┌─ Material to process

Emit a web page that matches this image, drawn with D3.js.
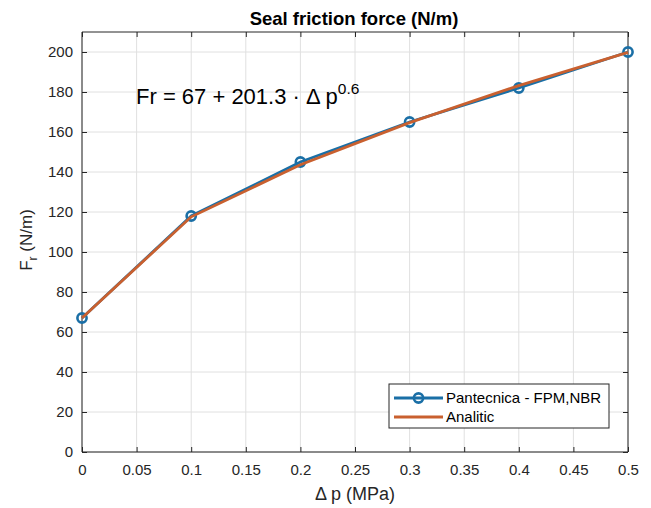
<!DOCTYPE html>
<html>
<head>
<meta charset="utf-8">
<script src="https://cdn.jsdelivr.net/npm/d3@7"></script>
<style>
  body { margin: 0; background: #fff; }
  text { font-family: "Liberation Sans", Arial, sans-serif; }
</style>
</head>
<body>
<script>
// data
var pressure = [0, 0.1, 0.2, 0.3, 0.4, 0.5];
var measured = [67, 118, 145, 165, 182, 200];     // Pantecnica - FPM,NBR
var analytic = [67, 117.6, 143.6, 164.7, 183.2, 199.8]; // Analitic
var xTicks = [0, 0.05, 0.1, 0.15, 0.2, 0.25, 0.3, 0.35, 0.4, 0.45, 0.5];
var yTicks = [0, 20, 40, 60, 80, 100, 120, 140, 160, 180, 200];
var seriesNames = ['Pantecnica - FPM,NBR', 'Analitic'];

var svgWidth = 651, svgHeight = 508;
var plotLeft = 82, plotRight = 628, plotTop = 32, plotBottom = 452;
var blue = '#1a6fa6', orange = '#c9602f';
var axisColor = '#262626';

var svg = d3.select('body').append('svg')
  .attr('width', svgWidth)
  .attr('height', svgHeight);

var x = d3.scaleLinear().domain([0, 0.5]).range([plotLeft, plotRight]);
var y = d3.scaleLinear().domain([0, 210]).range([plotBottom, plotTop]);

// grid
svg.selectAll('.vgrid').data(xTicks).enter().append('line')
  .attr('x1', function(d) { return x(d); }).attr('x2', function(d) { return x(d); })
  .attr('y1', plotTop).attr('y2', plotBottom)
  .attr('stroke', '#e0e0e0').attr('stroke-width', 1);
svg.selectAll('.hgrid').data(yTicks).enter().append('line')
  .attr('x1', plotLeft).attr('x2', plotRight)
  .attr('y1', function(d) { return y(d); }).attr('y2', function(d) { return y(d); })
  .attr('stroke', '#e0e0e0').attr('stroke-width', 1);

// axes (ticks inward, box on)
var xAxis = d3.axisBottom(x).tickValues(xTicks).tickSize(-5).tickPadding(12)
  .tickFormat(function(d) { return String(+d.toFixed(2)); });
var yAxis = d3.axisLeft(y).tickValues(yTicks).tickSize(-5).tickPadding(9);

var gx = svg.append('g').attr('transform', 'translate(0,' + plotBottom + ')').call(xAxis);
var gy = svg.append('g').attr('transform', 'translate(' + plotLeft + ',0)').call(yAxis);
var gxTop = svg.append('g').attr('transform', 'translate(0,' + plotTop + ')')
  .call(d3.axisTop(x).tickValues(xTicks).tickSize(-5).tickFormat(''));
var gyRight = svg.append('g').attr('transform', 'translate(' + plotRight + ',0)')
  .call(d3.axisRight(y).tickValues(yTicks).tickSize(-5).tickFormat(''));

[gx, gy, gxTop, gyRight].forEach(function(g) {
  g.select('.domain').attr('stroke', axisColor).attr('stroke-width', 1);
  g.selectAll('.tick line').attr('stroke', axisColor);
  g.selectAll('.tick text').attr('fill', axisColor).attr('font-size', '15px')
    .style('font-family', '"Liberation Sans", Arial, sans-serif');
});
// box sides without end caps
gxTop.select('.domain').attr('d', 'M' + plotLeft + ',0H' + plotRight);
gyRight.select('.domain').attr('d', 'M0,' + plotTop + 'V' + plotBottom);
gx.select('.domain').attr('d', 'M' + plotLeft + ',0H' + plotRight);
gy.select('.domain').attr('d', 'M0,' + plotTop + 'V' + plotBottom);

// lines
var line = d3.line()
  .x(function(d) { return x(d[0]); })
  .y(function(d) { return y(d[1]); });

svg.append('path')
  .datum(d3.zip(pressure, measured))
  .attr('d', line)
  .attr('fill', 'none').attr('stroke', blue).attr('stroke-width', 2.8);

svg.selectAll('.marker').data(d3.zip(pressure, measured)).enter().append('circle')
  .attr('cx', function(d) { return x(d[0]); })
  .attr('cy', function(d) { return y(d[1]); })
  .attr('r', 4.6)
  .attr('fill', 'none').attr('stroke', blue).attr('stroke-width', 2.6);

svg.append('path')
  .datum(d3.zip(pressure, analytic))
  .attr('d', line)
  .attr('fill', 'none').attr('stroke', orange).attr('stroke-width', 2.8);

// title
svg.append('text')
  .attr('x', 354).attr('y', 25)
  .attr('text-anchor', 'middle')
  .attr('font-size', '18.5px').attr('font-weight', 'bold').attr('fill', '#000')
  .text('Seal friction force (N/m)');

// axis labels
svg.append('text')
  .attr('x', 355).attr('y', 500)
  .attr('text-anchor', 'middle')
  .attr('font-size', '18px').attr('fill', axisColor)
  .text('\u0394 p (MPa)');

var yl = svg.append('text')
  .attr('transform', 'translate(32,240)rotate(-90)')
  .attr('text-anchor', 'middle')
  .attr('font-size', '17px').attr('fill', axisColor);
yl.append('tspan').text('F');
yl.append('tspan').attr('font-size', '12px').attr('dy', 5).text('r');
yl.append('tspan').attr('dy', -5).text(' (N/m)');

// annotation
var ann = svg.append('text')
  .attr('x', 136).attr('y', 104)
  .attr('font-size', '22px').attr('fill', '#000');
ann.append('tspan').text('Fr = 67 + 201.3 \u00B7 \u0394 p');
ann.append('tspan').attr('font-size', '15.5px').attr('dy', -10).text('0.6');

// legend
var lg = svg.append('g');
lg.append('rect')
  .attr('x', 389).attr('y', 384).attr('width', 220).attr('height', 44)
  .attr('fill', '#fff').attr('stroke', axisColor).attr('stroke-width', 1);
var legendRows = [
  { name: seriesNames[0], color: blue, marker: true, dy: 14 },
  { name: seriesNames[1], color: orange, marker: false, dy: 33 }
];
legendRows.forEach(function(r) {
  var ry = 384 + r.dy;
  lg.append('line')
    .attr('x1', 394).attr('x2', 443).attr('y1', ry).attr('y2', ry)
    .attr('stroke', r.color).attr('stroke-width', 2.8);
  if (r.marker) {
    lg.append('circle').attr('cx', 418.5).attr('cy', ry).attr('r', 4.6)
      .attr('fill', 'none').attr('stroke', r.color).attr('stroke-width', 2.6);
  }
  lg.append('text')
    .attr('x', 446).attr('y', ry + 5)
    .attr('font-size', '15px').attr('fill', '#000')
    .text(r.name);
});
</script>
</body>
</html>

└─
┌─ Material to process

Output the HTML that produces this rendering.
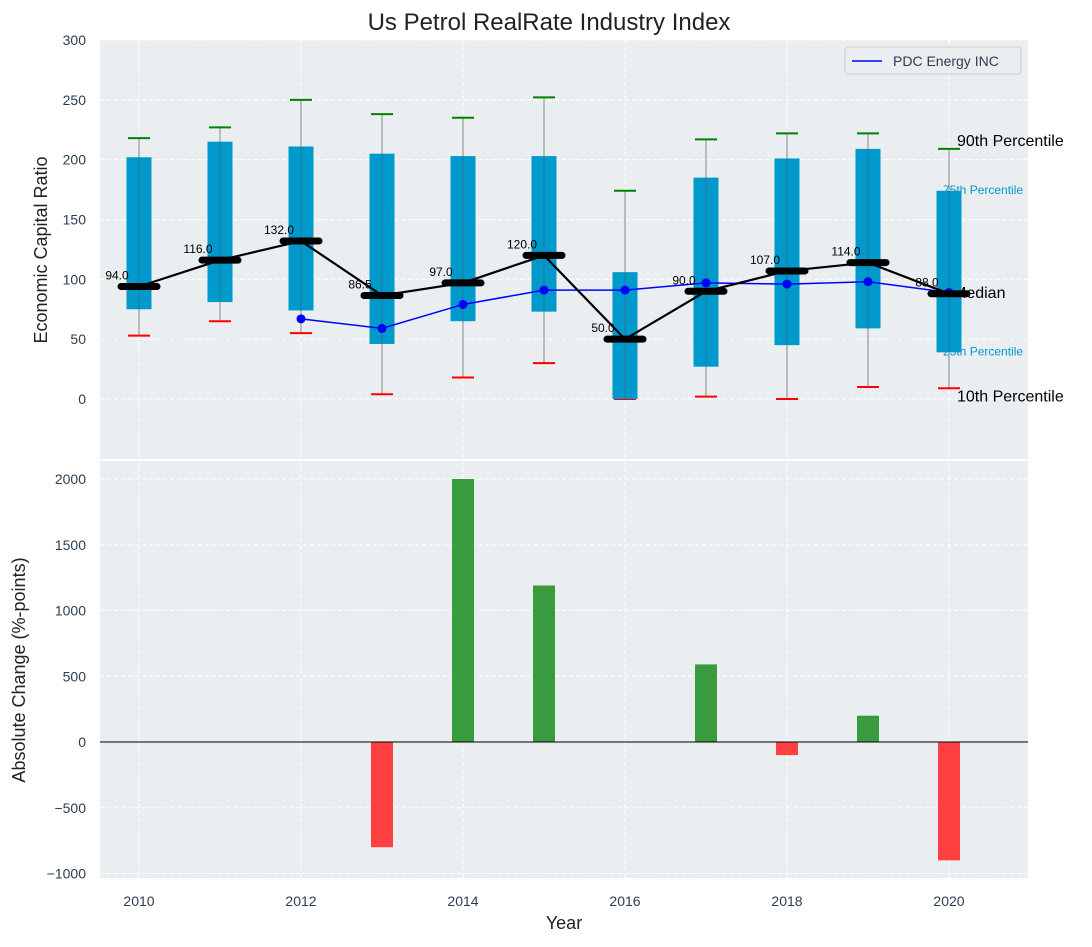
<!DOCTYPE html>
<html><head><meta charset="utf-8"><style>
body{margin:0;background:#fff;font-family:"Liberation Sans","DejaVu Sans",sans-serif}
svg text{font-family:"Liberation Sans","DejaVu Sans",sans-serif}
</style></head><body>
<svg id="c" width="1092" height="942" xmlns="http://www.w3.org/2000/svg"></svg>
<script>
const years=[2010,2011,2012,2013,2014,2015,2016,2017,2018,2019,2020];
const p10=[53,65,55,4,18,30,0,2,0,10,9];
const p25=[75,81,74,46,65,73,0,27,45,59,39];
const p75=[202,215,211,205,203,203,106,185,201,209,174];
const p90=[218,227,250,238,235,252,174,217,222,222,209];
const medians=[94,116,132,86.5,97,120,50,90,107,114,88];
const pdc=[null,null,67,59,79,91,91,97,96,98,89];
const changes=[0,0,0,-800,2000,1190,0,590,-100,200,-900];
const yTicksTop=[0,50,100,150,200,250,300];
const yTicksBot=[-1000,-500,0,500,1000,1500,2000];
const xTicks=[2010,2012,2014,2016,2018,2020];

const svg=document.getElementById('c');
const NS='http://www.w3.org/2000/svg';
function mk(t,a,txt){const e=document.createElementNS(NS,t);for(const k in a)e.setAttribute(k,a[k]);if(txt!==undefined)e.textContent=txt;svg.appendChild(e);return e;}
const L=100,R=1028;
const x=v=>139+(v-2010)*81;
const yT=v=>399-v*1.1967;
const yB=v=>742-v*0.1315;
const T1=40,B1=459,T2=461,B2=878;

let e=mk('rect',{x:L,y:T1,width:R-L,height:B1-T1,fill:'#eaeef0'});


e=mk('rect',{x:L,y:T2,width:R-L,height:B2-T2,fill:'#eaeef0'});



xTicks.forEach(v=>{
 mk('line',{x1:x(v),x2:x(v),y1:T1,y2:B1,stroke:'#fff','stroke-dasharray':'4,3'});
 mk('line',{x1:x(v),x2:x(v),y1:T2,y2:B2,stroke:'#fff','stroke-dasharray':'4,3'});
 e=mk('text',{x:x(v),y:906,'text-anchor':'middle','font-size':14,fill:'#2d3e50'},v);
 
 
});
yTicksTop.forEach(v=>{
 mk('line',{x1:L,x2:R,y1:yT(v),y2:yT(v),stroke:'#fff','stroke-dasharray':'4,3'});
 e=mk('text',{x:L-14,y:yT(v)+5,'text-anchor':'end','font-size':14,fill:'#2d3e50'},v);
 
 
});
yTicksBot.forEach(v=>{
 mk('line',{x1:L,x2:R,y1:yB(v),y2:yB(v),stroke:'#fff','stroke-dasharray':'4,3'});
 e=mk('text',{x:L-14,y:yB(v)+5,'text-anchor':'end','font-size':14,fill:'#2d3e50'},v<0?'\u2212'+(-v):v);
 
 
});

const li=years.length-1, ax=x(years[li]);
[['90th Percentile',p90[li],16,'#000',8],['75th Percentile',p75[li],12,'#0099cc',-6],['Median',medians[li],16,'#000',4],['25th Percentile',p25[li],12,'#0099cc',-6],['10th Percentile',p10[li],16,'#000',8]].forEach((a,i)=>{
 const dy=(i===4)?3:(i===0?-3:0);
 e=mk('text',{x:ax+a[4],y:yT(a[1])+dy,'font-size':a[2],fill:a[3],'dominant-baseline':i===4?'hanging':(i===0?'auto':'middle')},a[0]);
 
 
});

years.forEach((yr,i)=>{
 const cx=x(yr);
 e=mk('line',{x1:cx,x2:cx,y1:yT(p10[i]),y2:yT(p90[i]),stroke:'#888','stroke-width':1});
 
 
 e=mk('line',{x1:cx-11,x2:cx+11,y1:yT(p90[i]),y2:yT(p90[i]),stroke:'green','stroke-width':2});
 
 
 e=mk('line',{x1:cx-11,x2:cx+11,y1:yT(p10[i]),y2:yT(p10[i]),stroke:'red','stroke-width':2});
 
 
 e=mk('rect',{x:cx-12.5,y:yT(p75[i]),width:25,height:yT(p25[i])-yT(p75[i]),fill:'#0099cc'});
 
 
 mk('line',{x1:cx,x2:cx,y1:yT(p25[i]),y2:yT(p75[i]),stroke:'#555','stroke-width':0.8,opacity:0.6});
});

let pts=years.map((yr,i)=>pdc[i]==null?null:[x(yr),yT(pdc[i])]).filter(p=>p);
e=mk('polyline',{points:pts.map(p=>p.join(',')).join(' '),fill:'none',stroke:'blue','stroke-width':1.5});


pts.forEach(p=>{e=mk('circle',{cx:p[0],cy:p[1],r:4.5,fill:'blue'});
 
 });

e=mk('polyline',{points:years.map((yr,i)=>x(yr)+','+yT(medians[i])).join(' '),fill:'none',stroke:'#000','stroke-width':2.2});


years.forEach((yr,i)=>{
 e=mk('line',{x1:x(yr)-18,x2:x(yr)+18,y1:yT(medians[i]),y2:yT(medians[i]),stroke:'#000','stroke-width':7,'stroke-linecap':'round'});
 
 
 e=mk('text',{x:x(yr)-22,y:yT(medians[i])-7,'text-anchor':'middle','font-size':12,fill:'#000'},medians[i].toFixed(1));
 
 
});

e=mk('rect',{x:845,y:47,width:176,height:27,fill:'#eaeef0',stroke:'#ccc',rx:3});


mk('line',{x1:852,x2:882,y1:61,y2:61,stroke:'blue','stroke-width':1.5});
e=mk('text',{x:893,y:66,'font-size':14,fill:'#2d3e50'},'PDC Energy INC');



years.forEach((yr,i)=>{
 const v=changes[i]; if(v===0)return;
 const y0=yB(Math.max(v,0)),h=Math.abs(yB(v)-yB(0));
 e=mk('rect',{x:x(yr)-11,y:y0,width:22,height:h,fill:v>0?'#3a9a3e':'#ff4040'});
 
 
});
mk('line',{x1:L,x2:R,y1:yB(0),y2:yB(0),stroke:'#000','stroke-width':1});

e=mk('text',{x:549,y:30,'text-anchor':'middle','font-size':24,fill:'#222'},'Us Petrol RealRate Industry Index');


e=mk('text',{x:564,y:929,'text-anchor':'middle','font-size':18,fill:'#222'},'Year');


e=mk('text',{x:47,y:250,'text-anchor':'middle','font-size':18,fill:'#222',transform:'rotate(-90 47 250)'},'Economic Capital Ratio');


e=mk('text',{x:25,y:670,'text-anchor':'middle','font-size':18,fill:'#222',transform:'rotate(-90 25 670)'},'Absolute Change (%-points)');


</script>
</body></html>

└─

◆ **Exercise instructions**: Pick out the lines containing the string "this" and show them.

◆ **Response below**:
Emit a web page that matches this image, drawn with D3.js.
Output the HTML that produces this rendering.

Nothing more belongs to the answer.